Each of C.R. England’s refrigerated trailers has GPS connected with an Orbcomm RT 6000 communication package.

“We have a reefer-monitoring workbench where we can solve issues, such as wrong set points for bill of lading or if the return air temperature doesn’t match set point, or the fuel level is critically low,” Hall said.

Sharp Transportation, based in Wellsville, Utah, runs about 30 reefers nationwide, and the integration of a Spireon telematics package with McLeod management software gives Kevin Boydstun, the operations manager, a single portal through which he can see the condition of each reefer.

“I can, at a glance, see what my trailer pool actually looks like,” he said. “With the full integration, we’re not having to slip back and forth with different websites to get the information we need.”
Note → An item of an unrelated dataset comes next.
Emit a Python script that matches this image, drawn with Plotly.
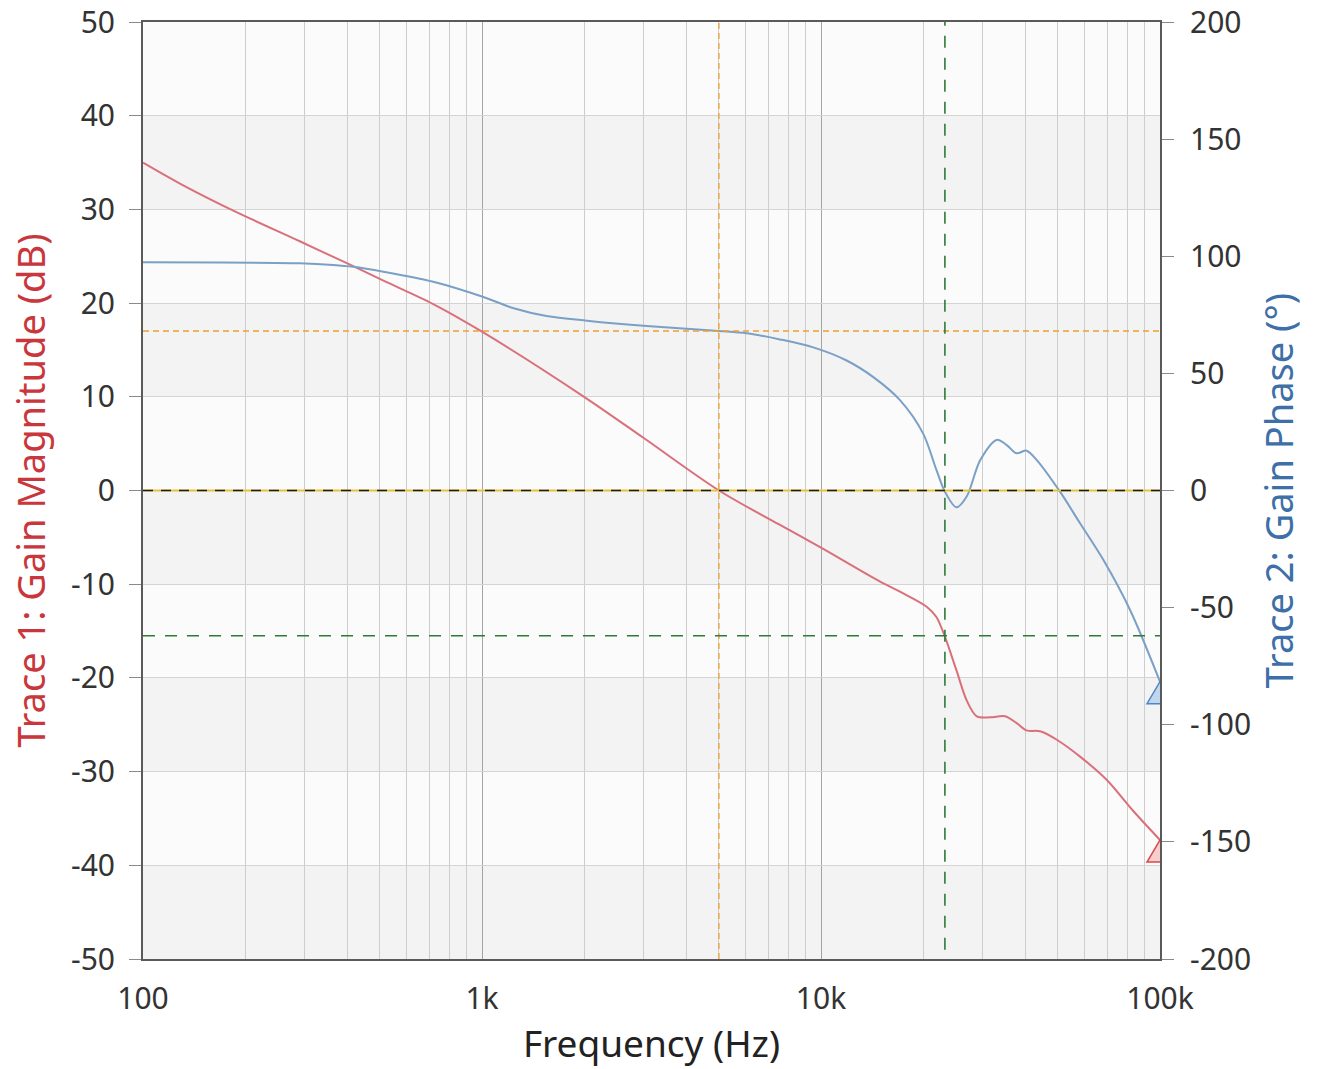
import plotly.graph_objects as go

# ---------------- data ----------------
mag_freq = [100, 131, 184, 290, 408, 512, 718, 1000, 2000, 3000, 5000, 7500, 10000,
            14900, 17100, 20500, 21900, 23200, 25100, 26900, 28800, 31600, 34900,
            37700, 40400, 44300, 49600, 58100, 69700, 82900, 100000]
mag_db = [35.0, 32.6, 29.9, 26.6, 24.1, 22.4, 19.9, 16.95, 10.0, 5.6, 0.0, -3.6, -6.1,
          -9.7, -10.8, -12.4, -13.5, -15.6, -19.2, -22.4, -24.1, -24.2, -24.1,
          -24.8, -25.6, -25.7, -26.6, -28.4, -30.9, -34.1, -37.3]

phase_freq = [100, 290, 364, 417, 512, 718, 1000, 1240, 1550, 2040, 3060, 5000, 6040,
              7570, 9490, 11900, 14300, 17100, 20000, 21900, 23200, 25100, 26900,
              29500, 33000, 35300, 37700, 40400, 43300, 50700, 58100, 68100, 81600, 100000]
phase_deg = [97.4, 97.0, 96.3, 95.5, 93.4, 89.1, 82.8, 77.8, 74.5, 72.5, 70.2, 68.1, 67.1,
             64.5, 61.1, 55.5, 48.3, 38.6, 24.4, 8.8, -0.5, -7.2, -2.6,
             13.0, 21.6, 19.4, 15.9, 17.0, 13.0, -0.5, -14.0, -29.7, -51.0, -81.6]

crossover_freq = 5000      # gain crossover (0 dB)
phase_margin = 68.1        # degrees, right axis
phase_cross_freq = 23200   # phase crossover (0 deg)
gain_margin_db = -15.5     # dB, left axis

x_tickvals = [100, 1000, 10000, 100000]
x_ticktext = ["100", "1k", "10k", "100k"]
y1_ticks = [50, 40, 30, 20, 10, 0, -10, -20, -30, -40, -50]
y2_ticks = [200, 150, 100, 50, 0, -50, -100, -150, -200]

# ---------------- style ----------------
FONT = "Noto Sans"
RED = "#d9707a"
BLUE = "#7aa0c6"
RED_TITLE = "#c9363c"
BLUE_TITLE = "#3d6fa8"

minor_vals = [d * m for d in (100, 1000, 10000) for m in range(2, 10)]

fig = go.Figure()

fig.add_trace(go.Scatter(
    x=mag_freq, y=mag_db, mode="lines", name="Trace 1",
    line=dict(color=RED, width=2, shape="spline", smoothing=0.9),
    yaxis="y", showlegend=False, hoverinfo="skip"))
fig.add_trace(go.Scatter(
    x=phase_freq, y=phase_deg, mode="lines", name="Trace 2",
    line=dict(color=BLUE, width=2, shape="spline", smoothing=0.9),
    yaxis="y2", showlegend=False, hoverinfo="skip"))

shapes = []
# alternating background bands
for i in range(len(y1_ticks) - 1):
    if i % 2 == 1:
        shapes.append(dict(type="rect", xref="paper", yref="y", x0=0, x1=1,
                           y0=y1_ticks[i], y1=y1_ticks[i + 1],
                           fillcolor="#f3f3f3", line=dict(width=0), layer="below"))

# zero line (yellow with black dashes)
shapes.append(dict(type="line", xref="paper", yref="y", x0=0, x1=1, y0=0, y1=0,
                   line=dict(color="#e6c23a", width=2)))
shapes.append(dict(type="line", xref="paper", yref="y2", x0=0, x1=1, y0=0, y1=0,
                   line=dict(color="#1a1a1a", width=1.6, dash="10px,8px")))
# crossover markers (orange)
shapes.append(dict(type="line", xref="x", yref="paper", x0=crossover_freq, x1=crossover_freq,
                   y0=0, y1=1, line=dict(color="#f0a030", width=1.3, dash="6px,4px")))
shapes.append(dict(type="line", xref="paper", yref="y2", x0=0, x1=1,
                   y0=phase_margin, y1=phase_margin,
                   line=dict(color="#f0a030", width=1.3, dash="6px,4px")))
# gain margin markers (green)
shapes.append(dict(type="line", xref="x", yref="paper", x0=phase_cross_freq, x1=phase_cross_freq,
                   y0=0.01, y1=1, line=dict(color="#2f7a3a", width=1.6, dash="12px,10px")))
shapes.append(dict(type="line", xref="paper", yref="y", x0=0, x1=1,
                   y0=gain_margin_db, y1=gain_margin_db,
                   line=dict(color="#2f7a3a", width=1.6, dash="12px,10px")))
# end-of-trace triangle markers
tri = "M0,0 L13,-22 L-13,-22 Z"
shapes.append(dict(type="path", xref="x", yref="y", xsizemode="pixel", ysizemode="pixel",
                   xanchor=mag_freq[-1], yanchor=mag_db[-1], path=tri,
                   fillcolor="rgba(240,150,150,0.45)", line=dict(color="#d94a4a", width=1.5)))
shapes.append(dict(type="path", xref="x", yref="y2", xsizemode="pixel", ysizemode="pixel",
                   xanchor=phase_freq[-1], yanchor=phase_deg[-1], path=tri,
                   fillcolor="rgba(150,190,235,0.55)", line=dict(color="#4f86c0", width=1.5)))

fig.update_layout(
    width=1317, height=1069,
    margin=dict(l=143, r=157, t=22, b=110, autoexpand=False),
    paper_bgcolor="white",
    plot_bgcolor="#fbfbfb",
    font=dict(family=FONT, size=30, color="#333333"),
    shapes=shapes,
    xaxis=dict(
        type="log", range=[2, 5], automargin=False,
        tickvals=x_tickvals, ticktext=x_ticktext,
        ticks="", ticklabelstandoff=12,
        showgrid=True, gridcolor="#a4a4a4", gridwidth=1,
        minor=dict(tickvals=minor_vals, showgrid=True, gridcolor="#cdcdcd", gridwidth=1, ticks=""),
        showline=True, linecolor="#5a5a5a", linewidth=2, mirror=True,
        zeroline=False,
        title=dict(text="Frequency (Hz)", font=dict(size=37, color="#222222"), standoff=14),
        tickfont=dict(size=30, color="#333333"),
    ),
    yaxis=dict(
        range=[-50, 50], tickvals=y1_ticks, ticktext=[str(v) for v in y1_ticks],
        automargin=False,
        ticks="outside", ticklen=12, tickcolor="#8a8a8a", tickwidth=1, ticklabelstandoff=8,
        showgrid=True, gridcolor="#d4d4d4", gridwidth=1,
        showline=True, linecolor="#5a5a5a", linewidth=2,
        zeroline=False,
        title=dict(text="Trace 1: Gain Magnitude (dB)", font=dict(size=38, color=RED_TITLE), standoff=14),
        tickfont=dict(size=30, color="#333333"),
    ),
    yaxis2=dict(
        range=[-200, 200], tickvals=y2_ticks, ticktext=[str(v) for v in y2_ticks],
        automargin=False,
        overlaying="y", side="right", anchor="x",
        ticks="outside", ticklen=12, tickcolor="#8a8a8a", tickwidth=1, ticklabelstandoff=10,
        showgrid=False, zeroline=False,
        showline=True, linecolor="#5a5a5a", linewidth=2,
        title=dict(text="Trace 2: Gain Phase (°)", font=dict(size=38, color=BLUE_TITLE), standoff=16),
        tickfont=dict(size=30, color="#333333"),
    ),
)

fig.write_html("out.html")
And Thermo King, which makes transport temperature-control systems, has added an in-house communication platform, TracKing, as an option on its refrigeration units, said Gayatri Abbott, connected solutions product manager. “With FSMA compliance, the fleet must have certain capabilities to monitor the system.

Carriers also want traceability so they can respond quickly for customers who have stringent expectations for service, she added.

Another challenge associated with getting the best usage out of the trailer is making sure the equipment is earning money and not sitting unused somewhere.

Hall said C.R. England’s onboard telematics and monitoring package measures the days since a trailer’s assignment or since miles were traveled.

“We track how long since it’s been moved. We shoot for three loads per trailer per week once it’s spotted. If we drop a trailer at a customer’s facility, our expectation is that it will have three loads per week.”

The utilization rate begins dropping when customers keep the trailer longer. C.R. England begins flagging the trailer if it hasn’t moved in four days and steps up the focus after seven days of inactivity.

Overall, the growth in demand for fresher food has helped give a boost to the refrigerated transportation sector. But ultimately, fleet managers said they must use all the available tools if they are to get maximum use out of the equipment.